Material provided:
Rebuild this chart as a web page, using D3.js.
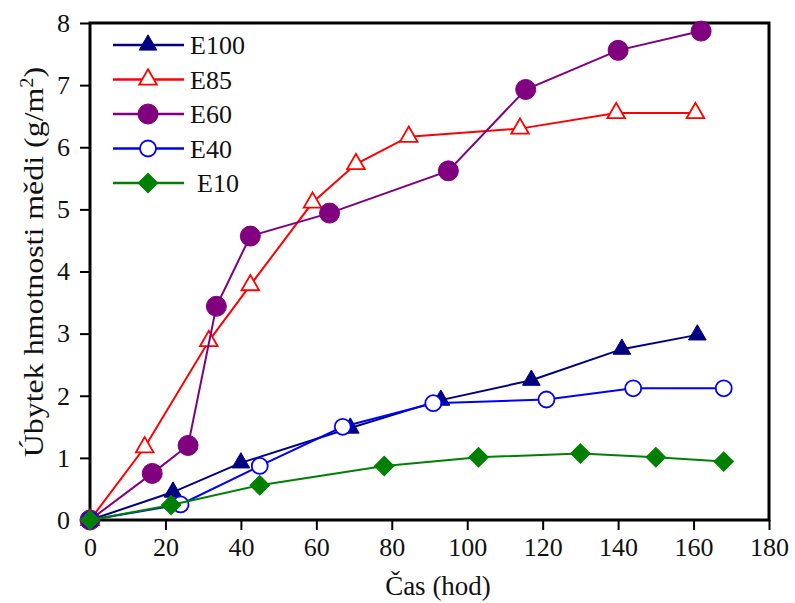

==

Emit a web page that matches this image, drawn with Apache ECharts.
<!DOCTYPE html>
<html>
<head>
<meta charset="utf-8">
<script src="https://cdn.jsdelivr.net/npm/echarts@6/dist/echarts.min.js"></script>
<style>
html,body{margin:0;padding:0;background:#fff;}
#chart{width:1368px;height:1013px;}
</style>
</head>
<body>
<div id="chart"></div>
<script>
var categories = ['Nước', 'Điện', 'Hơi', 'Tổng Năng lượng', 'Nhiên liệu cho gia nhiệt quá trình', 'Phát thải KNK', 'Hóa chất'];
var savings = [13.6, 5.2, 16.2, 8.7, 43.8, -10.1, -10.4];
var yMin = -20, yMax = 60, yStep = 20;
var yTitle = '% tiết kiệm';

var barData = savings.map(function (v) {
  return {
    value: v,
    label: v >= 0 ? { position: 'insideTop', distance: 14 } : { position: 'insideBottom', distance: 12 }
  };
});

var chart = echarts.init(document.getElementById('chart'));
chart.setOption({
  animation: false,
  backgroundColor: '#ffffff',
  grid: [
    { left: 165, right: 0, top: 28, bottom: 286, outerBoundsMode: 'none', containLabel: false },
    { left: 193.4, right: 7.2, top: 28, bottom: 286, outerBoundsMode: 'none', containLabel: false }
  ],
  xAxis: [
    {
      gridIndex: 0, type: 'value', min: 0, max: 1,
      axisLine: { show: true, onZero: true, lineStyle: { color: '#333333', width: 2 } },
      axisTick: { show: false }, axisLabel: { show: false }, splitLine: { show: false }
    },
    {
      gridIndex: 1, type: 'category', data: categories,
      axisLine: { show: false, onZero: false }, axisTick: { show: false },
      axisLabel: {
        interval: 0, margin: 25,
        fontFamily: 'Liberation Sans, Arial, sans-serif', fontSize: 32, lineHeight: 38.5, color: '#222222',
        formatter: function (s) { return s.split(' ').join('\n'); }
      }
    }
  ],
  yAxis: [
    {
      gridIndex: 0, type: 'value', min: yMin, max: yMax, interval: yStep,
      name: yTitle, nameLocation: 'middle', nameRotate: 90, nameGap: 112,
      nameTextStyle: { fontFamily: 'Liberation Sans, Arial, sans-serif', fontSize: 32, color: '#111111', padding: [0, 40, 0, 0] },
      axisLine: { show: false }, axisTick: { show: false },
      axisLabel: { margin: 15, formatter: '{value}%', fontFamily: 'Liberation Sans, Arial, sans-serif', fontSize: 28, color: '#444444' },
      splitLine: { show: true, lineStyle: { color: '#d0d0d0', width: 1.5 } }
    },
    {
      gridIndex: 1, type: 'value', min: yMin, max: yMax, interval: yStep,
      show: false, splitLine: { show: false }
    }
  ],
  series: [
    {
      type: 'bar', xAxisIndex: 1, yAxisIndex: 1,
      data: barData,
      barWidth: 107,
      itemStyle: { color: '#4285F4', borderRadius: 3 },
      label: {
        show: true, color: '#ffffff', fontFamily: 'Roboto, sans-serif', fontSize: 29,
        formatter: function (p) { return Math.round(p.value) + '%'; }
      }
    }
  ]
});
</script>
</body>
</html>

...

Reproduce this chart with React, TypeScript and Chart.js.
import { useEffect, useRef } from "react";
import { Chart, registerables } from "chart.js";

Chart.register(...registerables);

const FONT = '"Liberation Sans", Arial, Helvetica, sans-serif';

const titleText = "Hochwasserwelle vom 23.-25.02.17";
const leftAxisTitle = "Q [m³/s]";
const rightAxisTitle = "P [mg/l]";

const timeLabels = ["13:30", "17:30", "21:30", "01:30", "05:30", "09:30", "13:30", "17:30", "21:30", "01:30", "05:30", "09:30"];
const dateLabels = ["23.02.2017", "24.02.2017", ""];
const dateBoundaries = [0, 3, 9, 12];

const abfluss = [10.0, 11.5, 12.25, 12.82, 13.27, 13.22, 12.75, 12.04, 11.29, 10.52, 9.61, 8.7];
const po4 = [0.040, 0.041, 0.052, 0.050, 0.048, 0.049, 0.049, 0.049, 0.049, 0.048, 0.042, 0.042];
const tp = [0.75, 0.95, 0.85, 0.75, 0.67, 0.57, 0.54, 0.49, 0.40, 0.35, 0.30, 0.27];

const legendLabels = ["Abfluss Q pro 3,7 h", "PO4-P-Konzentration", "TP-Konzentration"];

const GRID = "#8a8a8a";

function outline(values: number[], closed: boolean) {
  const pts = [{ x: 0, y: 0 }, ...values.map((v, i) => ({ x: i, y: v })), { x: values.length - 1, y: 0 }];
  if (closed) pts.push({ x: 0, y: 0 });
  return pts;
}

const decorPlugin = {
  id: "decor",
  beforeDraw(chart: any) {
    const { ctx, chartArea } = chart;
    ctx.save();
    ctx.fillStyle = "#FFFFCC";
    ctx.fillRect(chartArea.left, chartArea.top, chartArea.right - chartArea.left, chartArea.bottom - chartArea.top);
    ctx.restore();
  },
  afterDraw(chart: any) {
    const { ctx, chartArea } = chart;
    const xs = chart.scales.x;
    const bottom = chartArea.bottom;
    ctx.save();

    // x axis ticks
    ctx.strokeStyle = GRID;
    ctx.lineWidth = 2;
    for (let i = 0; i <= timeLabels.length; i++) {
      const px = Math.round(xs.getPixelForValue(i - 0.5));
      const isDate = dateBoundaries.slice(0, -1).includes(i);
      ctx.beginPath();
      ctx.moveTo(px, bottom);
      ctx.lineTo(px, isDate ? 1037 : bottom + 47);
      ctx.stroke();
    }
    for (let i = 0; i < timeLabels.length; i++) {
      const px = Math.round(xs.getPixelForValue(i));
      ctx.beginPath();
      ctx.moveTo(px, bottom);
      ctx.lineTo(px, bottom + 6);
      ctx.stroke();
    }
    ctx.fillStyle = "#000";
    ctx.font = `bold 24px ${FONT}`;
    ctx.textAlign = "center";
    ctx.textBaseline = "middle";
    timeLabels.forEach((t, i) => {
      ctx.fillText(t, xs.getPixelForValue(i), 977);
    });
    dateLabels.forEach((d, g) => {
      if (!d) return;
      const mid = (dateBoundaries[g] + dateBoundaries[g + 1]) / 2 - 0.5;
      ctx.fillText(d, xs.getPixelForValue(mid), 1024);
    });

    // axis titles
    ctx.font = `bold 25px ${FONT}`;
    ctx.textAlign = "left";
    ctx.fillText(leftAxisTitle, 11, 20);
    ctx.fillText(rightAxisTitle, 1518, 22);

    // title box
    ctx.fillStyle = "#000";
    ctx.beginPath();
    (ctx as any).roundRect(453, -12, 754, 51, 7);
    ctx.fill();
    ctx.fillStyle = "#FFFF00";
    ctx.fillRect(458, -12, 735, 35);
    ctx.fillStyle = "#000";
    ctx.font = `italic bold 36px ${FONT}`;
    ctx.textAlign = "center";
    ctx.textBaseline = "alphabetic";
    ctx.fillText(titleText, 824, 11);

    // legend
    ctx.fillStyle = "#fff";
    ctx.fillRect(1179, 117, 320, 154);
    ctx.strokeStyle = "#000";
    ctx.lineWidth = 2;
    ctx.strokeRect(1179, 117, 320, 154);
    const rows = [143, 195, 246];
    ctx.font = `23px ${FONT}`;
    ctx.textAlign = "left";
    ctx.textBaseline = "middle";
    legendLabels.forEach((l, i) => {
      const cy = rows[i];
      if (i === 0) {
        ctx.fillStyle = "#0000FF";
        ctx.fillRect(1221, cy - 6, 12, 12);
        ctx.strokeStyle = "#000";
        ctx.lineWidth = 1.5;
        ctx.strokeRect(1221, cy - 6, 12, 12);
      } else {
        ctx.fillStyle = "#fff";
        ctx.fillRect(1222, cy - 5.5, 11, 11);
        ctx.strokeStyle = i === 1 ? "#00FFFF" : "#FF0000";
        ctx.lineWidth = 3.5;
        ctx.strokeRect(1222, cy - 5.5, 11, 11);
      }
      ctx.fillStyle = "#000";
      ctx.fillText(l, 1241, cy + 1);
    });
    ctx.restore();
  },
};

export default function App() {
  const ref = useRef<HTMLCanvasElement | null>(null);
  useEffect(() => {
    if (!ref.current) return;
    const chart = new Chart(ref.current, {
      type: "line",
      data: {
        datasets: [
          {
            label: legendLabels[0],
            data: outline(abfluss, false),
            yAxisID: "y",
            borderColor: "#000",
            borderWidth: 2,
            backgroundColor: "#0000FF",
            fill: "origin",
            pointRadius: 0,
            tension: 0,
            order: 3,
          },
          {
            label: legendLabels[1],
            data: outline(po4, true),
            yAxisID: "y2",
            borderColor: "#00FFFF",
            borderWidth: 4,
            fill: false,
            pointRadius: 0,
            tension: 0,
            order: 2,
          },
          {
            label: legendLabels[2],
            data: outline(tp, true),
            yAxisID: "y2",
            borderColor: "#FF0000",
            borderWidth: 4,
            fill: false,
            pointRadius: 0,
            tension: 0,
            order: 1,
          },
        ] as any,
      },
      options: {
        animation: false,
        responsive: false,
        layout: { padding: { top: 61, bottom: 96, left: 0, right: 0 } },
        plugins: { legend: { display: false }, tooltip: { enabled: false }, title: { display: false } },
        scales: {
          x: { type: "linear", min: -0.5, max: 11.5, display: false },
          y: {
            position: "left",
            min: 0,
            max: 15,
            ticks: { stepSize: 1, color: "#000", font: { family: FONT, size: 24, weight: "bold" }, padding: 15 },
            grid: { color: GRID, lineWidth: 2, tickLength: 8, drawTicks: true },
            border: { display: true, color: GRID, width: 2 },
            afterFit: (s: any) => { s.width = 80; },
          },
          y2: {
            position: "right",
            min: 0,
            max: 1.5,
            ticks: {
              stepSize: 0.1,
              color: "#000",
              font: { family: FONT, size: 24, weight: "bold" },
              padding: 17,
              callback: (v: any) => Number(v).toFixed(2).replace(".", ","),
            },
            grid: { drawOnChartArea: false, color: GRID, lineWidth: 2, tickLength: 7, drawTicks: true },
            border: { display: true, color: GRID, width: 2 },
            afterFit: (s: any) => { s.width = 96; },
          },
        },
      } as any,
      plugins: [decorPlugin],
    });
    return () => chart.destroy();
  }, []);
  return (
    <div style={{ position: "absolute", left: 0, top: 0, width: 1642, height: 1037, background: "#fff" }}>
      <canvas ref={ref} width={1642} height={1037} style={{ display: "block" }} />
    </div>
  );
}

Problem to solve:
Using the material above, count the lines containing the word "page". Reply with the number alone.

Response to this task:
2